Task instructions: Each line from the line with "Recreate this image as a Python" to the line with "import pandas as pd", inclusive, is to be repeated exactly; no other line and no picture belongs in the copy.

Code that draws figures:
— begin —

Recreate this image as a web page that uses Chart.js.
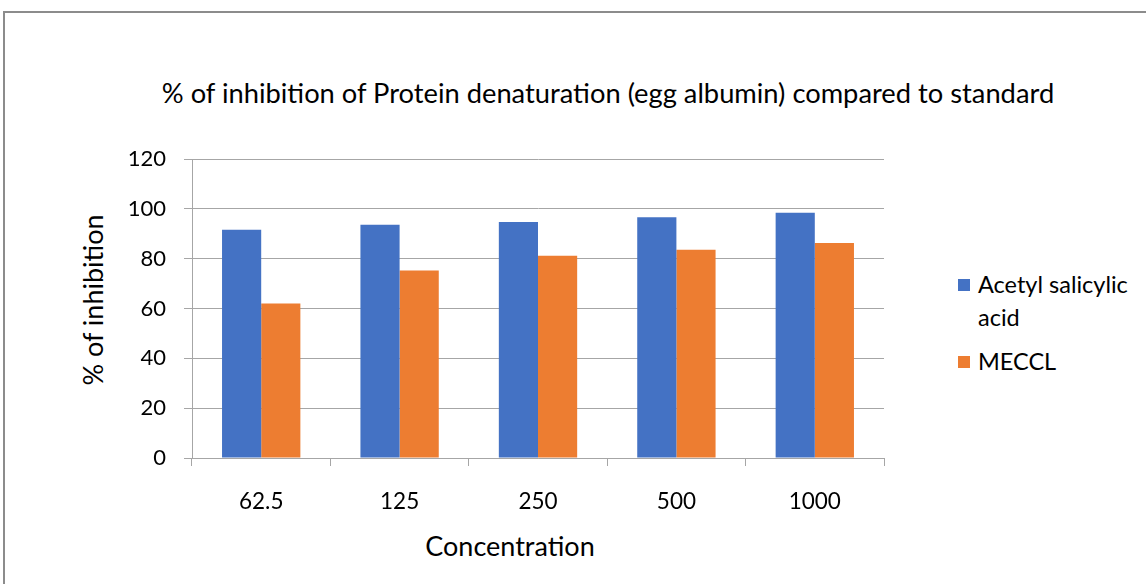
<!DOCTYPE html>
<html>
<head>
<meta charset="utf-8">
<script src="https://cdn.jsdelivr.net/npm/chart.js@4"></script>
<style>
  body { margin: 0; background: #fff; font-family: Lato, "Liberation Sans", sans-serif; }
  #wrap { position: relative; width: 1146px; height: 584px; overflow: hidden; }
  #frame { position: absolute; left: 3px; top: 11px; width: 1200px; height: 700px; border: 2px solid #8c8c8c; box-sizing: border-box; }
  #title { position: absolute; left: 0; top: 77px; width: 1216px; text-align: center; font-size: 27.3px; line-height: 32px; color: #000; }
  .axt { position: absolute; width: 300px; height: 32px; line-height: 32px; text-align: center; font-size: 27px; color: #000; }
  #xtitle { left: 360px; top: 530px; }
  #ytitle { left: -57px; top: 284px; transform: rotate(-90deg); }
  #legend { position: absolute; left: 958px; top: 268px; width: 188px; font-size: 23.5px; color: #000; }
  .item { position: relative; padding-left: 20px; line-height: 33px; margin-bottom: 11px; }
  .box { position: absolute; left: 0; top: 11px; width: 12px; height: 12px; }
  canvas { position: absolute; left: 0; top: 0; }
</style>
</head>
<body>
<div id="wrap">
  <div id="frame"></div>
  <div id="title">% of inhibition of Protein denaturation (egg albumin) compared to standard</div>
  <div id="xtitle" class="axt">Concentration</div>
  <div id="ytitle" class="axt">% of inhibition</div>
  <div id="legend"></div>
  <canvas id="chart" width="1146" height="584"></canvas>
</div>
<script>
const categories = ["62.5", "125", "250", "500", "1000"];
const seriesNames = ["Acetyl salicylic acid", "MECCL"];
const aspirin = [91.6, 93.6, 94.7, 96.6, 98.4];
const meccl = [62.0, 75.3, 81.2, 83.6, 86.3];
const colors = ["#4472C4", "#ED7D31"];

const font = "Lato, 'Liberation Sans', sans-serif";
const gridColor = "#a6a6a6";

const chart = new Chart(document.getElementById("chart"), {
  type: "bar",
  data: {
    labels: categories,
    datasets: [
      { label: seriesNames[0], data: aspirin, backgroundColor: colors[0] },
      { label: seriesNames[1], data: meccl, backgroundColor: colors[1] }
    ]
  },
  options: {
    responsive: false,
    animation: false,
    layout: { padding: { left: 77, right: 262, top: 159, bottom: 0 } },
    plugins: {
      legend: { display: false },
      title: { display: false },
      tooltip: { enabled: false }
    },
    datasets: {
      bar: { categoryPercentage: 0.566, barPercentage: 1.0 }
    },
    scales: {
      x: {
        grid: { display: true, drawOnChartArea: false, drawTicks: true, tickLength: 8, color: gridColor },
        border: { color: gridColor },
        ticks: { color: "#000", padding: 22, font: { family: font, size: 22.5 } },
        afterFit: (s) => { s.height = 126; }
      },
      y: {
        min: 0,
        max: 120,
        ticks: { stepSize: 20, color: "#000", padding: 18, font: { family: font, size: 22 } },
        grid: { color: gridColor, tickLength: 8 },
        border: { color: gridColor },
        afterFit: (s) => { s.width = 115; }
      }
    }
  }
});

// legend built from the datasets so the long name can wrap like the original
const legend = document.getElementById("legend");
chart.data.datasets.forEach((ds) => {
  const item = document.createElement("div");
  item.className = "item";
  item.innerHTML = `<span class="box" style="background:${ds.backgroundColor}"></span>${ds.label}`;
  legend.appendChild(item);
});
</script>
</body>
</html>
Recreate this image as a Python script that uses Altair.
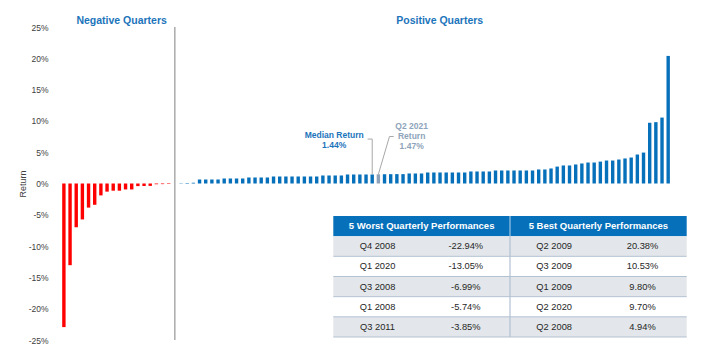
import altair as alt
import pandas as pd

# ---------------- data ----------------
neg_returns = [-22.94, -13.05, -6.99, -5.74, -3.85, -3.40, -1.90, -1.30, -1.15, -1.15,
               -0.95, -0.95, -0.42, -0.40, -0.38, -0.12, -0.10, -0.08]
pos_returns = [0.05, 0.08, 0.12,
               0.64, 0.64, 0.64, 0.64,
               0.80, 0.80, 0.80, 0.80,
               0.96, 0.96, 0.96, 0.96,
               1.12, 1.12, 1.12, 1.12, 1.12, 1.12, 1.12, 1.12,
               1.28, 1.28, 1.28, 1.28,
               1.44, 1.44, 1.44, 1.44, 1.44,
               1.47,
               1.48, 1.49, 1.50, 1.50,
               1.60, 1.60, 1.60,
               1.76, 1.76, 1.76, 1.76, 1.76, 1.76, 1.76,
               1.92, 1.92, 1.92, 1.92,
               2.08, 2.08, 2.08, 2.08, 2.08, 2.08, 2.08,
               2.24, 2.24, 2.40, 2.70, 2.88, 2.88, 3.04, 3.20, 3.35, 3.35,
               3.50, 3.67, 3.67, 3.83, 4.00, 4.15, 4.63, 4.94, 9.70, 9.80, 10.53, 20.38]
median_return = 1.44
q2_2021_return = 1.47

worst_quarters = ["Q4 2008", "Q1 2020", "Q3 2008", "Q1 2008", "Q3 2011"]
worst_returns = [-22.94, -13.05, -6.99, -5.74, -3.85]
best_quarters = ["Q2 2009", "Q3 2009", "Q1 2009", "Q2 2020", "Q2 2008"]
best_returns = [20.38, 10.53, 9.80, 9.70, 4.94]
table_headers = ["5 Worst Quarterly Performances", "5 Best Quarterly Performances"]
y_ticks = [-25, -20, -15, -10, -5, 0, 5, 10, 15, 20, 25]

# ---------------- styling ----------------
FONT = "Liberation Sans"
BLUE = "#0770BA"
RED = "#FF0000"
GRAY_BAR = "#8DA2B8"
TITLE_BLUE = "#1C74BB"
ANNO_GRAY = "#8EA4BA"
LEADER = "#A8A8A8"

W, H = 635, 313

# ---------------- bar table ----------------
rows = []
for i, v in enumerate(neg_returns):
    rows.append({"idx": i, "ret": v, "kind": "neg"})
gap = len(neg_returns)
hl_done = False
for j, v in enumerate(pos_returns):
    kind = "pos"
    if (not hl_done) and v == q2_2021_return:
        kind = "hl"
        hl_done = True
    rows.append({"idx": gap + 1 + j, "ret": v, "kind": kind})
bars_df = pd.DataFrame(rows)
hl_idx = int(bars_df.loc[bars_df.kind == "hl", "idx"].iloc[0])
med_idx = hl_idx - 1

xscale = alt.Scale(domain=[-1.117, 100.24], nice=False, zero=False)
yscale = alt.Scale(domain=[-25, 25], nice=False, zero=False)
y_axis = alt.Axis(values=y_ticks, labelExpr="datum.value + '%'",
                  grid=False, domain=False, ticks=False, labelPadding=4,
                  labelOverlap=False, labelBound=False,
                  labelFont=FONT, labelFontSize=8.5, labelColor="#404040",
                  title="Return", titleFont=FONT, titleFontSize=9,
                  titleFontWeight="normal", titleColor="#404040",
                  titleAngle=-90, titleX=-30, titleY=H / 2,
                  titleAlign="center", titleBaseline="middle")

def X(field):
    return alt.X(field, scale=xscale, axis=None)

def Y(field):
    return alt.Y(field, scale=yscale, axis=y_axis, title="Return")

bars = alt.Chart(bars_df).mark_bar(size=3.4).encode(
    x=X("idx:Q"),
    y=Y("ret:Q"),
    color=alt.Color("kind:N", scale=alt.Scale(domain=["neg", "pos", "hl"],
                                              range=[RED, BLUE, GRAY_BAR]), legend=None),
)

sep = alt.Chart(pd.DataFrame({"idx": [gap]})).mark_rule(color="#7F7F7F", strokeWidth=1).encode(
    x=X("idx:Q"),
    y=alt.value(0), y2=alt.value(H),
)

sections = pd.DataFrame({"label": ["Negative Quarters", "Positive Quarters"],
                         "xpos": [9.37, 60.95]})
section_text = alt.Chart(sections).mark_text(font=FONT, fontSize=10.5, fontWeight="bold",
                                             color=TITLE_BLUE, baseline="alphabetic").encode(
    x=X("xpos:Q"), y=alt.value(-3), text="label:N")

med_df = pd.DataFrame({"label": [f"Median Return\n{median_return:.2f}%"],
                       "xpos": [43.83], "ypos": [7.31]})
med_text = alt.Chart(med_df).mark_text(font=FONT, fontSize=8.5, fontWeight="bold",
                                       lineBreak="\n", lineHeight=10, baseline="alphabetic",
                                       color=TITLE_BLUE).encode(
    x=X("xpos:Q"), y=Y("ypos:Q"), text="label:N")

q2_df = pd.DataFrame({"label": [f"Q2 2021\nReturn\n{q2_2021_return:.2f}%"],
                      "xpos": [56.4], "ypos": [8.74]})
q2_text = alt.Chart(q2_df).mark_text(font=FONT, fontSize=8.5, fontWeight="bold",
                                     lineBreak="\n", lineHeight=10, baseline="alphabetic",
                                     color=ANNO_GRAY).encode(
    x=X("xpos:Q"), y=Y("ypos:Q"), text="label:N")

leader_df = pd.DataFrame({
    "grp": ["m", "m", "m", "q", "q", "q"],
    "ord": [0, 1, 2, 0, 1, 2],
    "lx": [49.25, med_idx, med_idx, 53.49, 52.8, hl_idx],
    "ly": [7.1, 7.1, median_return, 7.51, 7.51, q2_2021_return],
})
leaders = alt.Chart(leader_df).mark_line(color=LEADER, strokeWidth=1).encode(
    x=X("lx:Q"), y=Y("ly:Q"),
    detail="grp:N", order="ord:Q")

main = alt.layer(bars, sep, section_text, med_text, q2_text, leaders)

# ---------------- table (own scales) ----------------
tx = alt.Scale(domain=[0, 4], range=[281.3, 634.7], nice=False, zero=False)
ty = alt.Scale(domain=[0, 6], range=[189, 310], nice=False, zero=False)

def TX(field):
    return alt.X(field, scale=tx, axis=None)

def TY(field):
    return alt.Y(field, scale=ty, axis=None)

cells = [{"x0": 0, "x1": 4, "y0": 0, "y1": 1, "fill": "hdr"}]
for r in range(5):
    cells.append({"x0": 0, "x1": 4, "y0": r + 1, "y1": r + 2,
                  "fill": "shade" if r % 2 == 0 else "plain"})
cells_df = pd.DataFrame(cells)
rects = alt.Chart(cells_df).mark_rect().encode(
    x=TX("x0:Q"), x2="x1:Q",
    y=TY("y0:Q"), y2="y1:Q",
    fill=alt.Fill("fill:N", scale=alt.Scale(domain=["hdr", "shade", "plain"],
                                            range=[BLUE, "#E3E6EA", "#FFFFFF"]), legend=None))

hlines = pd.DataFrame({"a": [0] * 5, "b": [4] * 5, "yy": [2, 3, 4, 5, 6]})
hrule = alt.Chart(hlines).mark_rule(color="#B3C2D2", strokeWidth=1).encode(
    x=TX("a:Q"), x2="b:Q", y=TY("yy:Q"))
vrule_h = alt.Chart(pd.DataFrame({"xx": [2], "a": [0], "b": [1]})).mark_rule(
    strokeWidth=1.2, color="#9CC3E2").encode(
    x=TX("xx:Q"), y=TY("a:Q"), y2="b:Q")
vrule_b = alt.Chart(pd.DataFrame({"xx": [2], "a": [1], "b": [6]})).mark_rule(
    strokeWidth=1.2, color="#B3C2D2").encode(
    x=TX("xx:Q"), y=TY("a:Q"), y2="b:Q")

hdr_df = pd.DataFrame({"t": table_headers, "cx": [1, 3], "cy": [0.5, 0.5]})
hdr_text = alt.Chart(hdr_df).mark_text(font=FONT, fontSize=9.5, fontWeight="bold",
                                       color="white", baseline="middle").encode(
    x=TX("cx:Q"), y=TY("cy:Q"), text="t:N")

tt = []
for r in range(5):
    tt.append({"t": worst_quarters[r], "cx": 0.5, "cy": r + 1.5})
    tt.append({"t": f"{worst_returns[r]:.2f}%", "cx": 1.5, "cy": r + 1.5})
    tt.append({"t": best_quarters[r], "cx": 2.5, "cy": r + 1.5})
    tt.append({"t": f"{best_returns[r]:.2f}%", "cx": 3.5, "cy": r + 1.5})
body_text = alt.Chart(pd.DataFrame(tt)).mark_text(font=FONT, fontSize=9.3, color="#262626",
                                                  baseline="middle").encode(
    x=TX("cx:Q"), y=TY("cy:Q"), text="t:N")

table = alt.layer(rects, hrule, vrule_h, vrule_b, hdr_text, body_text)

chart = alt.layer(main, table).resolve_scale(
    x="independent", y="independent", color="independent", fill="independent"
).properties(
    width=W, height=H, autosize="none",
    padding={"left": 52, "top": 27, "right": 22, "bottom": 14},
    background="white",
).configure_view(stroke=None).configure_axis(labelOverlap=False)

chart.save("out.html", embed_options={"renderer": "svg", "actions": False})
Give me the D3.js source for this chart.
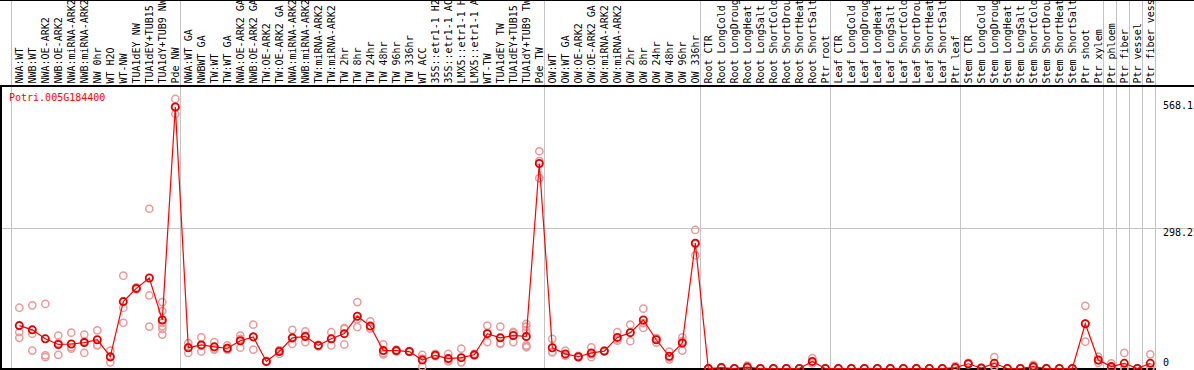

— end —

Exercise solution:
Recreate this image as a Python script that uses Altair.
import altair as alt
import pandas as pd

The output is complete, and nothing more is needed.